# [REQUIRED WORK]
Copy out all lines where "picture" appears.

# [DATA]

******

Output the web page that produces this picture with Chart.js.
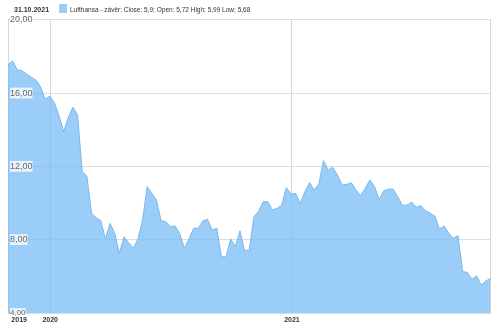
<!DOCTYPE html>
<html>
<head>
<meta charset="utf-8">
<script src="https://cdn.jsdelivr.net/npm/chart.js@4"></script>
<style>
  body { margin: 0; background: #fff; font-family: "Liberation Sans", Arial, sans-serif; }
  #wrap { position: relative; width: 500px; height: 328px; }
  #head { position: absolute; left: 0; top: 0; width: 500px; height: 18px; color: #333; }
  #date { position: absolute; left: 14px; top: 5px; font-size: 7px; font-weight: bold; line-height: 9px; }
  #box { position: absolute; left: 59px; top: 4px; width: 8px; height: 9px; background: #9acef8; }
  #legend { position: absolute; left: 70px; top: 5px; font-size: 6.5px; line-height: 9px; white-space: nowrap; }
</style>
</head>
<body>
<div id="wrap">
  <canvas id="chart" width="500" height="328"></canvas>
  <div id="head">
    <span id="date">31.10.2021</span>
    <span id="box"></span>
    <span id="legend">Lufthansa - závěr: Close: 5,9; Open: 5,72 High: 5,99 Low: 5,68</span>
  </div>
</div>
<script>
// Weekly closes, Oct 2019 - Oct 2021
const closes = [
  17.53, 17.75, 17.26, 17.22, 17.04, 16.86, 16.71, 16.35, 15.66, 15.84,
  15.47, 14.75, 13.89, 14.67, 15.22, 14.80, 11.71, 11.47, 9.44, 9.20,
  9.04, 8.02, 8.89, 8.35, 7.26, 8.16, 7.84, 7.53, 8.02, 9.07,
  10.89, 10.53, 10.16, 9.04, 8.98, 8.71, 8.75, 8.35, 7.53, 8.02,
  8.62, 8.62, 9.02, 9.11, 8.53, 8.62, 7.07, 7.07, 8.04, 7.62,
  8.49, 7.40, 7.44,
  9.25, 9.53, 10.07, 10.07, 9.62, 9.71, 9.89, 10.84, 10.49, 10.53,
  9.98, 10.62, 11.11, 10.71, 11.04, 12.31, 11.80, 11.95, 11.53, 10.98,
  11.02, 11.11, 10.71, 10.40, 10.80, 11.26, 10.89, 10.20, 10.67, 10.75,
  10.76, 10.35, 9.88, 9.88, 10.06, 9.77, 9.85, 9.58, 9.44, 9.29,
  8.58, 8.75, 8.35, 8.08, 8.22, 6.25, 6.22, 5.84, 6.02, 5.53,
  5.75, 5.89
];

// Year labels and the week index where each sits
const yearLabels = ["2019", "2020", "2021"];
const yearWeeks = [2.4, 9.1, 61.2];

const yTicks = [4, 8, 12, 16, 20];

const points = closes.map((v, i) => ({ x: i, y: v }));

new Chart(document.getElementById("chart"), {
  type: "line",
  data: {
    datasets: [{
      label: "Lufthansa",
      data: points,
      borderColor: "#7ab8ec",
      borderWidth: 1,
      backgroundColor: "rgba(120,190,245,0.75)",
      fill: "start",
      pointRadius: 0,
      tension: 0
    }]
  },
  options: {
    animation: false,
    responsive: false,
    layout: { padding: { left: 8, right: 9.5, top: 19.7, bottom: 0 } },
    plugins: { legend: { display: false }, tooltip: { enabled: false } },
    scales: {
      x: {
        type: "linear",
        min: 0,
        max: closes.length - 1,
        afterFit: s => { s.height = 15; },
        afterBuildTicks: s => { s.ticks = yearWeeks.map(w => ({ value: w })); },
        ticks: {
          autoSkip: false,
          maxRotation: 0,
          padding: 3,
          z: 2,
          color: "#333",
          font: { family: "Liberation Sans", size: 7, weight: "bold" },
          callback: (v, i) => yearLabels[i]
        },
        grid: {
          drawTicks: false,
          color: c => (c.index === 0 ? "rgba(0,0,0,0)" : "#d6d6d6"),
          lineWidth: 1
        },
        border: { display: false }
      },
      y: {
        min: 4,
        max: 20,
        afterFit: s => { s.width = 0; },
        afterBuildTicks: s => { s.ticks = yTicks.map(v => ({ value: v })); },
        ticks: {
          mirror: true,
          z: 1,
          padding: 2,
          color: "#666",
          // the bottom label is squeezed above the year row
          font: c => ({ family: "Liberation Sans", size: c.tick && c.tick.value === 4 ? 8 : 9 }),
          showLabelBackdrop: true,
          backdropColor: "rgba(255,255,255,0.8)",
          backdropPadding: c => (c.tick && c.tick.value === 4
            ? { left: 2, right: 2, top: 1, bottom: -1 }
            : { left: 2, right: 2, top: 1, bottom: 1 }),
          callback: v => v.toFixed(2).replace(".", ",")
        },
        grid: { drawTicks: false, color: "#dedede", lineWidth: 1 },
        border: { display: true, color: "#d6d6d6" }
      },
      y2: {
        position: "right",
        min: 4,
        max: 20,
        afterFit: s => { s.width = 0; },
        ticks: { display: false },
        grid: { display: false, drawTicks: false },
        border: { display: true, color: "#d6d6d6" }
      }
    }
  }
});
</script>
</body>
</html>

******

# [FULL OUTPUT]
Output the web page that produces this picture with Chart.js.

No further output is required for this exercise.